The Former Royal Naval Bunker under Hamilton House adjacent to the Entrance to the Port of Harwich at Parkeston Quay
Layout Plan © Dan McKenzie
The Royal Naval Auxiliary Service (RNXS) emergency port control near Harwich.
HMS Badger was commissioned on 13th September 1939
and was the headquarters of the Flag Officer In Charge, Harwich, originally Rear
Admiral Harris and later Rear Admiral Goolden. It was initially a minesweeper
base but provided anchorage and refuelling for other vessels. By the end of 1940
it also acquired a destroyer flotilla, submarine squadron and a Coastal Forces
MTB base becoming the largest base for small craft in the UK. Upon
commissioning, the naval officer in charge (NOIC) and the base captain's offices
occupied the LNER Station Hotel and cargo sheds on Parkeston Quay. In 1940,
these moved to Hamilton House, the former Georgian customs house and an
underground operations room was opened there in 1941. A 'Q' site for Parkeston
Quay was sited at East Mersea.
HMS Badger was 'paid off' on 21st October 1946 although the underground 'ops' room remained in Naval hands. The RNXS was formed in 1964 (See this web site) and the bunker was refurbished and re-opened as the emergency port control for Parkeston, Harwich, Felixstowe, Ipswich Docks and the River Orwell. In times of nuclear war these port emergency centres would have directed all major shipping out of a danger area and arranged access to and from ports for friendly vessels. Navy presence in the area finished in 1966 when the Wrabness Royal Naval Armaments Depot (RNAD) closed but the RNXS bunker remained operational as an emergency port control until 1992.
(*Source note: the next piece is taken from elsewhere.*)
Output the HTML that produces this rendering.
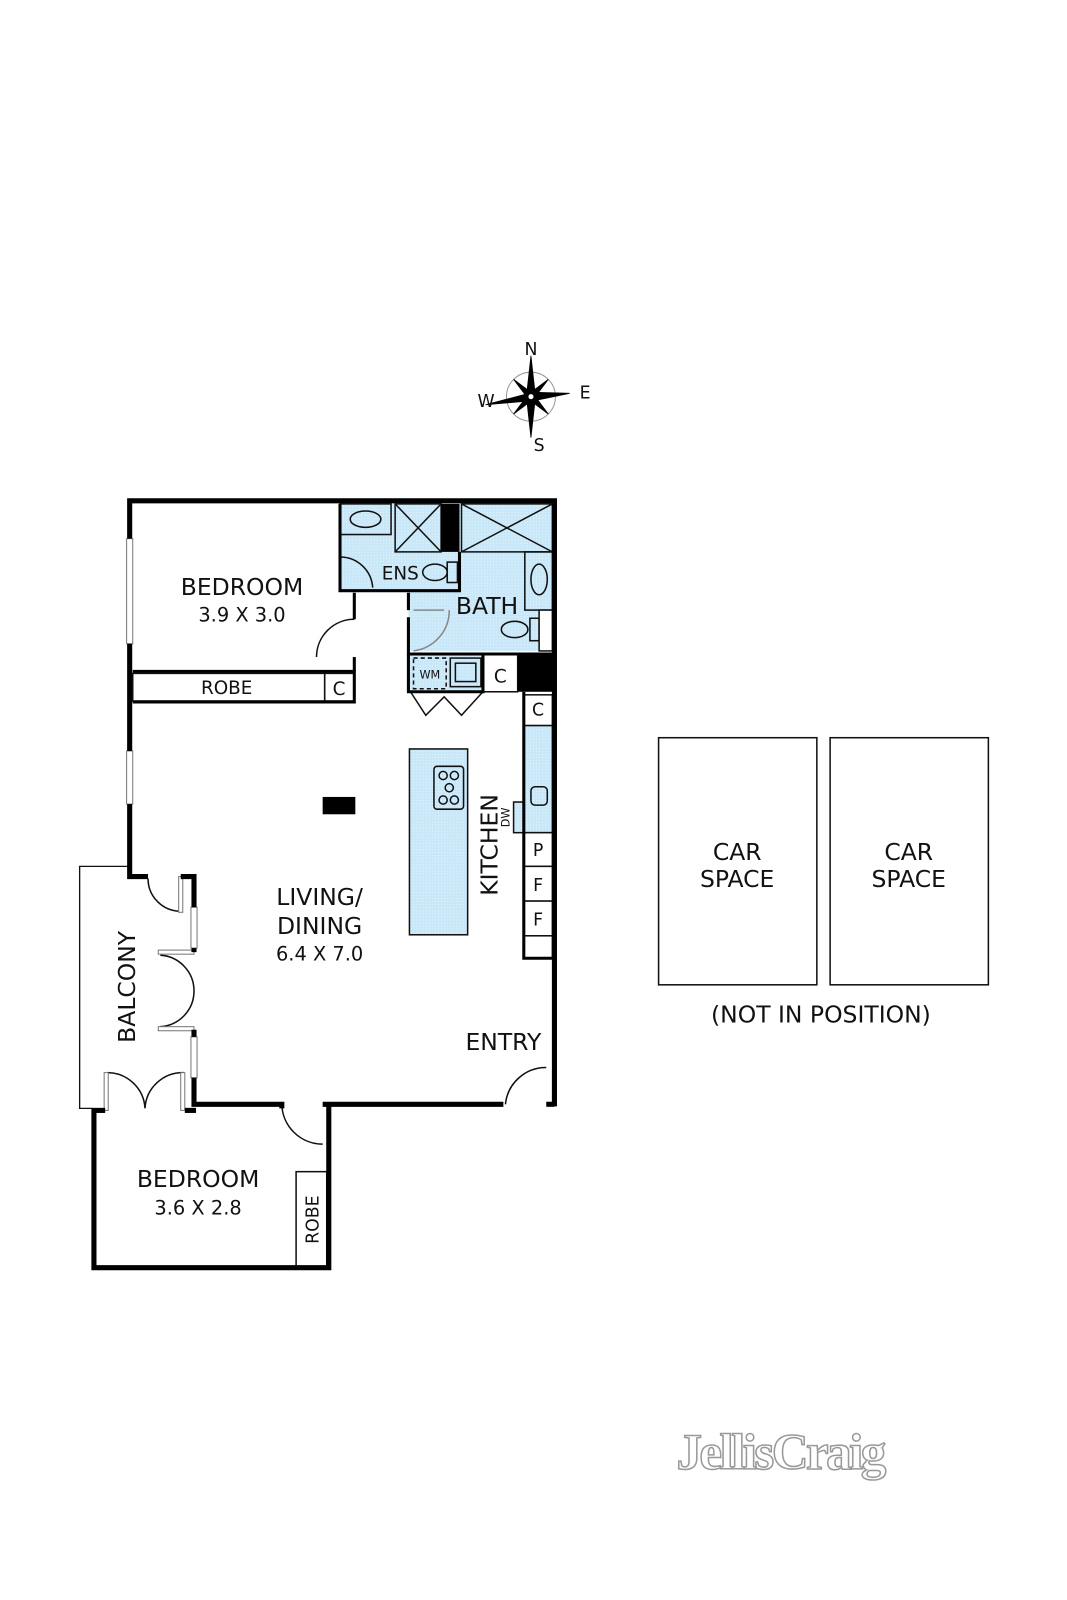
<!DOCTYPE html>
<html><head><meta charset="utf-8"><style>
html,body{margin:0;padding:0;background:#fff;}
svg{display:block;}
text{font-family:"DejaVu Sans","Liberation Sans",sans-serif;fill:#111;}
</style></head><body>
<svg width="1067" height="1600" viewBox="0 0 1045 1566" xmlns="http://www.w3.org/2000/svg">
<defs>
<pattern id="b" width="3" height="3" patternUnits="userSpaceOnUse"><rect width="3" height="3" fill="#c8e7f8"/><rect width="1" height="1" fill="#e8f5fc"/></pattern>
</defs>
<!-- compass -->
<g transform="translate(520,388)">
<circle r="24" fill="none" stroke="#999" stroke-width="1"/>
<g fill="#000" stroke="#000" stroke-width="0.8">
<polygon points="0,-40 4,-4 0,0 -4,-4"/>
<polygon points="0,40 4,4 0,0 -4,4"/>
<polygon points="-45,4 -4,-3 0,0 -4,4" transform="rotate(-5)"/>
<polygon points="38,0 4,-4 0,0 4,4" transform="rotate(-5)"/>
<polygon points="0,-24 3,-3 0,0 -3,-3" transform="rotate(45)"/>
<polygon points="0,-24 3,-3 0,0 -3,-3" transform="rotate(135)"/>
<polygon points="0,-24 3,-3 0,0 -3,-3" transform="rotate(225)"/>
<polygon points="0,-24 3,-3 0,0 -3,-3" transform="rotate(315)"/>
</g>
<circle r="3" fill="#fff" stroke="#000"/>
</g>
<text x="520" y="347" font-size="17" text-anchor="middle">N</text>
<text x="476" y="398" font-size="17" text-anchor="middle">W</text>
<text x="573" y="390" font-size="17" text-anchor="middle">E</text>
<text x="528" y="441" font-size="17" text-anchor="middle">S</text>

<!-- blue wet areas -->
<rect x="333" y="493" width="117" height="85" fill="url(#b)"/>
<rect x="450" y="493" width="93" height="144" fill="url(#b)"/>
<rect x="400" y="540" width="60" height="97" fill="url(#b)"/>
<rect x="400" y="640" width="73" height="37" fill="url(#b)"/>
<rect x="513" y="710" width="28" height="105" fill="url(#b)" stroke="#111" stroke-width="1.5"/>
<rect x="401" y="733" width="57" height="182" fill="url(#b)" stroke="#111" stroke-width="1.5"/>

<g fill="none" stroke="#111" stroke-width="1.5">
<rect x="333" y="493" width="50" height="30"/>
<ellipse cx="358" cy="508" rx="15" ry="8"/>
<rect x="387" y="493" width="45" height="47"/>
<line x1="387" y1="493" x2="432" y2="540"/><line x1="432" y1="493" x2="387" y2="540"/>
<ellipse cx="426" cy="560" rx="12" ry="8"/><rect x="438" y="550" width="10" height="20"/>
<path d="M333,545 A32,32 0 0 1 365,575"/>
<rect x="452" y="493" width="89" height="47"/>
<line x1="452" y1="493" x2="541" y2="540"/><line x1="541" y1="493" x2="452" y2="540"/>
<rect x="514" y="540" width="27" height="57"/><ellipse cx="528" cy="567" rx="8" ry="15"/>
<ellipse cx="504" cy="616" rx="13" ry="8"/><rect x="519" y="605" width="9" height="22"/>
<rect x="528" y="597" width="13" height="40" fill="#fff"/>
<path d="M405,597 L435,597 M440,597 A40,40 0 0 1 405,637" stroke="#888"/>
<rect x="405" y="644" width="32" height="30" stroke-dasharray="4,3"/>
<rect x="441" y="644" width="30" height="28"/><rect x="446" y="649" width="20" height="18"/>
<path d="M402,677 L417,700 L435,682 L452,700 L473,677"/>
<rect x="473" y="640" width="34" height="37" fill="#fff"/>
<rect x="513" y="680" width="28" height="30" fill="#fff"/>
<rect x="520" y="770" width="16" height="18" rx="4"/>
<rect x="503" y="785" width="10" height="30" fill="url(#b)"/>
<rect x="513" y="815" width="28" height="33" fill="#fff"/>
<rect x="513" y="848" width="28" height="34" fill="#fff"/>
<rect x="513" y="882" width="28" height="34" fill="#fff"/>
<rect x="513" y="916" width="28" height="22" fill="#fff"/>
<rect x="425" y="750" width="29" height="42" rx="3"/>
<circle cx="434" cy="759" r="4"/><circle cx="445" cy="759" r="4"/><circle cx="440" cy="771" r="4"/><circle cx="434" cy="783" r="4"/><circle cx="445" cy="783" r="4"/>
<rect x="130" y="659" width="188" height="27"/>
<rect x="318" y="659" width="29" height="27"/>
<rect x="290" y="1147" width="30" height="94"/>
<path d="M310,643 A37,37 0 0 1 347,606"/>
<path d="M145,860 A32,32 0 0 0 177,892"/>
<path d="M157,935 A35,35 0 0 1 190,970 A35,35 0 0 1 157,1005"/>
<path d="M105,1050 A37,37 0 0 1 142,1085 A37,37 0 0 1 180,1050"/>
<path d="M276,1081 A40,40 0 0 0 316,1120"/>
<path d="M495,1081 A40,40 0 0 1 535,1045"/>
<path d="M127,848 L78,848 L78,1085 L92,1085" stroke-width="1.3"/>
<rect x="645" y="722" width="155" height="242"/>
<rect x="813" y="722" width="155" height="242"/>
</g>
<g fill="#fff" stroke="#777" stroke-width="1">
<rect x="124" y="527" width="6" height="103"/>
<rect x="124" y="735" width="6" height="52"/>
<rect x="175" y="858" width="4" height="35"/>
<rect x="187" y="888" width="6" height="40"/>
<rect x="155" y="930" width="35" height="4"/>
<rect x="155" y="1005" width="35" height="4"/>
<rect x="187" y="1015" width="6" height="40"/>
<rect x="102" y="1050" width="4" height="37"/>
<rect x="177" y="1050" width="4" height="37"/>
</g>
<g fill="none" stroke="#000" stroke-width="5" stroke-linejoin="miter">
<path d="M127,527 L127,490 L543,490 L543,1083"/>
<path d="M127,630 L127,735"/>
<path d="M127,787 L127,858 L145,858"/>
<path d="M177,858 L190,858 L190,888"/>
<path d="M190,928 L190,932"/>
<path d="M190,1008 L190,1015"/>
<path d="M190,1055 L190,1081 L276,1081 L276,1085"/>
<path d="M316,1081 L493,1081"/>
<path d="M535,1081 L543,1081"/>
<path d="M92,1085 L92,1241 L322,1241 L322,1081"/>
<path d="M92,1087 L103,1087"/><path d="M181,1087 L192,1087"/>
</g>
<g fill="none" stroke="#000" stroke-width="3">
<path d="M130,657 L347,657 L347,687 L130,687"/>
<path d="M347,643 L347,657"/>
<path d="M347,606 L347,580 M333,493 L333,578 L450,578 L450,540"/>
<path d="M400,597 L400,580 M400,604 L400,640 L543,640"/>
<path d="M400,640 L400,677 L473,677 L473,640"/>
<path d="M513,677 L513,938 L541,938"/>
</g>
<rect x="432" y="493" width="18" height="47" fill="#000"/>
<rect x="507" y="640" width="36" height="37" fill="#000"/>
<rect x="316" y="780" width="32" height="17" fill="#000"/>

<text x="237" y="582" font-size="23" text-anchor="middle">BEDROOM</text>
<text x="237" y="608" font-size="19" text-anchor="middle">3.9 X 3.0</text>
<text x="222" y="679" font-size="18" text-anchor="middle">ROBE</text>
<text x="332" y="680" font-size="18" text-anchor="middle">C</text>
<text x="392" y="567" font-size="18" text-anchor="middle">ENS</text>
<text x="477" y="601" font-size="23" text-anchor="middle">BATH</text>
<text x="421" y="664" font-size="11" text-anchor="middle">WM</text>
<text x="490" y="668" font-size="18" text-anchor="middle">C</text>
<text x="527" y="700" font-size="17" text-anchor="middle">C</text>
<text x="527" y="838" font-size="17" text-anchor="middle">P</text>
<text x="527" y="872" font-size="17" text-anchor="middle">F</text>
<text x="527" y="906" font-size="17" text-anchor="middle">F</text>
<text transform="translate(487,827) rotate(-90)" font-size="23" text-anchor="middle">KITCHEN</text>
<text transform="translate(499,800) rotate(-90)" font-size="11" text-anchor="middle">DW</text>
<text x="313" y="886" font-size="23" text-anchor="middle">LIVING/</text>
<text x="313" y="914" font-size="23" text-anchor="middle">DINING</text>
<text x="313" y="940" font-size="19" text-anchor="middle">6.4 X 7.0</text>
<text transform="translate(132,966) rotate(-90)" font-size="23" text-anchor="middle">BALCONY</text>
<text x="493" y="1028" font-size="23" text-anchor="middle">ENTRY</text>
<text x="194" y="1162" font-size="23" text-anchor="middle">BEDROOM</text>
<text x="194" y="1189" font-size="19" text-anchor="middle">3.6 X 2.8</text>
<text transform="translate(312,1194) rotate(-90)" font-size="17" text-anchor="middle">ROBE</text>
<text x="722" y="842" font-size="23" text-anchor="middle">CAR</text>
<text x="722" y="868" font-size="23" text-anchor="middle">SPACE</text>
<text x="890" y="842" font-size="23" text-anchor="middle">CAR</text>
<text x="890" y="868" font-size="23" text-anchor="middle">SPACE</text>
<text x="804" y="1001" font-size="23" text-anchor="middle">(NOT IN POSITION)</text>
<text x="764" y="1438" font-size="50" text-anchor="middle" style="font-family:'Liberation Serif',serif;fill:#fff;stroke:#999;stroke-width:1.5;font-weight:bold;letter-spacing:-2.5px">JellisCraig</text>
</svg>
</body></html>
The emergency centre lies mainly under the car park of Hamilton House, now an occupational health centre, close to the entrance to the Harwich International Port at Parkeston, a few miles to the west of Harwich. There are three entrances into the bunker, the main entrance is from the basement of Hamilton House with a secondary main entrance in the car park consisting of a three room surface guardhouse and a stairway down to the bunker; there is a small ventilation shaft close to this entrance. On the opposite side of the car park is the emergency exit consisting of a doorway opening directly onto the staircase down into the bunker.
The main entrance to the bunker is at the bottom of the basement stairs where there is a gas tight door with a small glass spy hole, beyond that is a second gas tight door forming an airlock. Between the two doors is a room on the right hand side which houses the boiler and standby generator. Through the second door the main corridor is to the right. The first room on the left was the RNXS office which is empty. The next room was the BT room this still retains a number of junction boxes on the wall. Next are the female and male toilets, both are identical with one WC cubicle, a shower and a wash basin.
On the right hand side the first room is the galley with a serving hatch into the adjacent canteen/rest room. The galley still has its sink and draining board, wooden units, food preparation table and a tiled wall. From the galley a door leads into the bar with a long counter and shelves behind where a till was located. The spacious rest room is empty. Beyond these rooms a corridor to the right leads to the emergency exit stairs. To the left of this corridor is the 'communications centre' consisting of two rooms. The inner room has a combination lock on the metal door with a notice, 'This area is part of an electronically secure zone. Electrical
equipment must not be added to or re sited in this area without approval of NSTA'. Inside this secure room there are a number of fuse boxes on the wall and a small cabinet containing two interference capacitors which would have given the wiring ENP protection. This would have been the coding room.
The main corridor turns left at the end with three small rooms on the left, each linked by a small message window. The first is 'Staff Office Operation' (SOO) and 'Senior Officer Naval Control Service' (SONCS). The next room is Head of Unit, i.e. the head of the RNXS unit based at Harwich and the final room is the 'administration office'. On the right hand side of this third corridor the first room is the large 'Operations Room' which has a small message window into the communications centre and large windows into the adjacent rooms on either side. On the right hand side of the operations room are two further rooms one has a wooden dais on the floor and this was the 'seamen' room, the second room has a large blackboard on one wall and was
the 'engineers' room. The engineers are the mechanical and electrical engineers on a ship and the seamen are those who run a ship and take it to war. Both these rooms have a recessed escape hatch in the ceiling. On the left of the operations room is another large room, the same length as the operations room and half the width, this was the 'boarding room', new orders for ships would have been issued from here. Beyond the boarding room there is a short corridor to the stairs up to the main exit into the car park. The final room at the end of the third corridor is the ventilation and air handling room. This is another large room with the main ventilation plant
and trunking along one side and the control cabinets on the opposite wall. All the plant is still fully operational and was running at the time of our visit as it also serves Hamilton House above.
The bunker is completely empty and unused with some damp patches on the carpets. Lighting still works in the majority of the rooms and corridors which have all largely been stripped apart from ventilation trunking.